The Debate on AI Qualifications for Inventorship

September 09th, 2020 ‧ 2 min read

The USPTO recently rejected two patent applications filed, which named an AI “creativity engine” called DABUS as the inventor. Similar patent applications filed under British, German, and European Union patent regulators have also been rejected. Other applications naming DABUS as the inventor filed in China, Japan, India, and several other countries are still awaiting decisions. Now, the creator of DABUS, Stephen Thaler, has filed a lawsuit against the USPTO, claiming that an AI system is capable of generating original inventions.


While the USPTO asserts that “conception—the touchstone of inventorship—must be performed by a natural person,” Thaler argues that the USPTO should adopt the principle laid out in a 1943 report from the National Patent Planning Commission stating “patentability shall be determined objectively by the nature of the contribution to the advancement of the art, and not subjectively by the nature of the process by which the invention may have been accomplished.”

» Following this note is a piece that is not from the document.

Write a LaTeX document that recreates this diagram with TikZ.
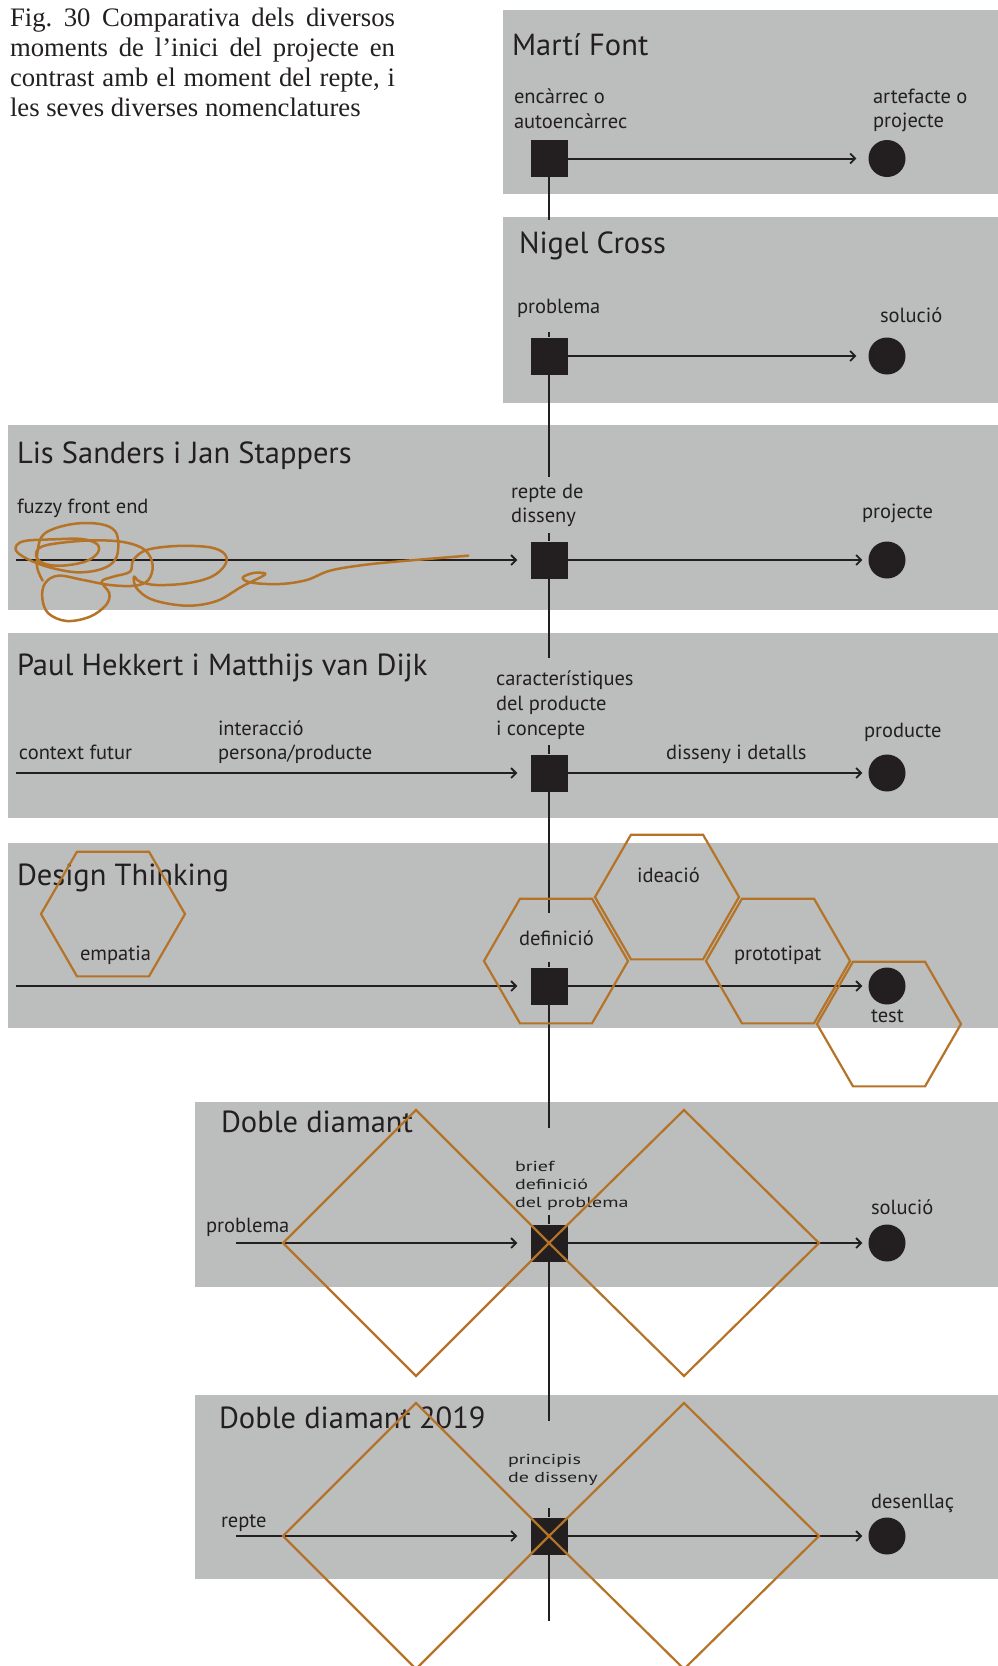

The World Intellectual Property Organization had solicited comments on a proposed framework for IP law and AI. Getty Images, a media organization, expressed concerns about AI systems drawing on copyrighted material without the appropriate permissions and using it to generate images or news articles passed off as originals.


Getty Images further emphasized that “such tools are not capable of true independent creativity” and “for AI tools to create new work, prior creative work must be used as training data.” Finally, Getty Images stated that “the current lack of official IP guidance has already resulted in the creation of AI tools that have violated privacy and IP rights internationally.”


The decision on AI qualifications for inventorship will have substantial consequences on the future of intellectual properties as automation of creation will likely affect the future job market.